#### [What to work on]
Go through the data below and copy it exactly, skipping every picture.

** Start Data **

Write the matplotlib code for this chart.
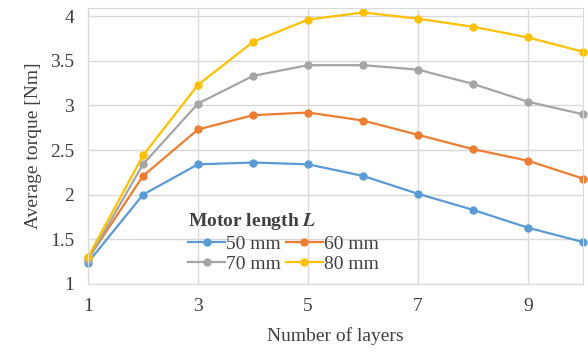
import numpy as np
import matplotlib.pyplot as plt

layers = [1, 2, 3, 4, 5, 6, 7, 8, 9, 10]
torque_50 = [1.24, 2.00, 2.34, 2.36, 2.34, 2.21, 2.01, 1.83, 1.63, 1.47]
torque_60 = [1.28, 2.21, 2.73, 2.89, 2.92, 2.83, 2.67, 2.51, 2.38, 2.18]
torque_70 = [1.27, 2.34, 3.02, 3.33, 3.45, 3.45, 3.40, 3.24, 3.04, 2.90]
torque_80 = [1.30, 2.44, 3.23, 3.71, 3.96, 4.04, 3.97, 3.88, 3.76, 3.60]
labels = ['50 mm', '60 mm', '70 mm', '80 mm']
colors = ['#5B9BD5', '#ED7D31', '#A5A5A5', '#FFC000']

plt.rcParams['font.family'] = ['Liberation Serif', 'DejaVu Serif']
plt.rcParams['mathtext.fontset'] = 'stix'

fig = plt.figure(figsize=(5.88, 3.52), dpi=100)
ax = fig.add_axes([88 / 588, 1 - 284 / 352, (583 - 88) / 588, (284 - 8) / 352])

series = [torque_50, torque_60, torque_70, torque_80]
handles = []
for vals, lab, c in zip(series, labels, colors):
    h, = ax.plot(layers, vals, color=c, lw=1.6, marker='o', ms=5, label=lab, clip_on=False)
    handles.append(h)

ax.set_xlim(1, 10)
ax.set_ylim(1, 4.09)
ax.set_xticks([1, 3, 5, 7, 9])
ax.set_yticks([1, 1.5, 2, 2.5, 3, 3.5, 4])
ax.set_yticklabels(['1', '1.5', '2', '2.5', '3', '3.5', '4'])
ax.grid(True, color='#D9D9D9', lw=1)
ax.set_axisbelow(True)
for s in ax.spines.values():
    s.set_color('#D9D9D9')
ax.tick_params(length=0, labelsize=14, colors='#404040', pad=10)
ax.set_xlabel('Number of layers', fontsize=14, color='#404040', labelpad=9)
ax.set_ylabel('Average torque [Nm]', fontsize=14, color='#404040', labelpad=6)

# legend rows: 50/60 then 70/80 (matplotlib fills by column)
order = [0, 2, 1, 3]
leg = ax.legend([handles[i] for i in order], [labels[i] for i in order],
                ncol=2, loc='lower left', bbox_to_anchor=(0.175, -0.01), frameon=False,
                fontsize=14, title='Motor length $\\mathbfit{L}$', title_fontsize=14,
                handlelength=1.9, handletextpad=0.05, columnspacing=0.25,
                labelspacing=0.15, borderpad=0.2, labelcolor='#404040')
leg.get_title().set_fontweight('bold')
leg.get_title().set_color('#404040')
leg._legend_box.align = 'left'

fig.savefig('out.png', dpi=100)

** End Data **

#### [Output of the task]
Write the matplotlib code for this chart.
import numpy as np
import matplotlib.pyplot as plt

layers = [1, 2, 3, 4, 5, 6, 7, 8, 9, 10]
torque_50 = [1.24, 2.00, 2.34, 2.36, 2.34, 2.21, 2.01, 1.83, 1.63, 1.47]
torque_60 = [1.28, 2.21, 2.73, 2.89, 2.92, 2.83, 2.67, 2.51, 2.38, 2.18]
torque_70 = [1.27, 2.34, 3.02, 3.33, 3.45, 3.45, 3.40, 3.24, 3.04, 2.90]
torque_80 = [1.30, 2.44, 3.23, 3.71, 3.96, 4.04, 3.97, 3.88, 3.76, 3.60]
labels = ['50 mm', '60 mm', '70 mm', '80 mm']
colors = ['#5B9BD5', '#ED7D31', '#A5A5A5', '#FFC000']

plt.rcParams['font.family'] = ['Liberation Serif', 'DejaVu Serif']
plt.rcParams['mathtext.fontset'] = 'stix'

fig = plt.figure(figsize=(5.88, 3.52), dpi=100)
ax = fig.add_axes([88 / 588, 1 - 284 / 352, (583 - 88) / 588, (284 - 8) / 352])

series = [torque_50, torque_60, torque_70, torque_80]
handles = []
for vals, lab, c in zip(series, labels, colors):
    h, = ax.plot(layers, vals, color=c, lw=1.6, marker='o', ms=5, label=lab, clip_on=False)
    handles.append(h)

ax.set_xlim(1, 10)
ax.set_ylim(1, 4.09)
ax.set_xticks([1, 3, 5, 7, 9])
ax.set_yticks([1, 1.5, 2, 2.5, 3, 3.5, 4])
ax.set_yticklabels(['1', '1.5', '2', '2.5', '3', '3.5', '4'])
ax.grid(True, color='#D9D9D9', lw=1)
ax.set_axisbelow(True)
for s in ax.spines.values():
    s.set_color('#D9D9D9')
ax.tick_params(length=0, labelsize=14, colors='#404040', pad=10)
ax.set_xlabel('Number of layers', fontsize=14, color='#404040', labelpad=9)
ax.set_ylabel('Average torque [Nm]', fontsize=14, color='#404040', labelpad=6)

# legend rows: 50/60 then 70/80 (matplotlib fills by column)
order = [0, 2, 1, 3]
leg = ax.legend([handles[i] for i in order], [labels[i] for i in order],
                ncol=2, loc='lower left', bbox_to_anchor=(0.175, -0.01), frameon=False,
                fontsize=14, title='Motor length $\\mathbfit{L}$', title_fontsize=14,
                handlelength=1.9, handletextpad=0.05, columnspacing=0.25,
                labelspacing=0.15, borderpad=0.2, labelcolor='#404040')
leg.get_title().set_fontweight('bold')
leg.get_title().set_color('#404040')
leg._legend_box.align = 'left'

fig.savefig('out.png', dpi=100)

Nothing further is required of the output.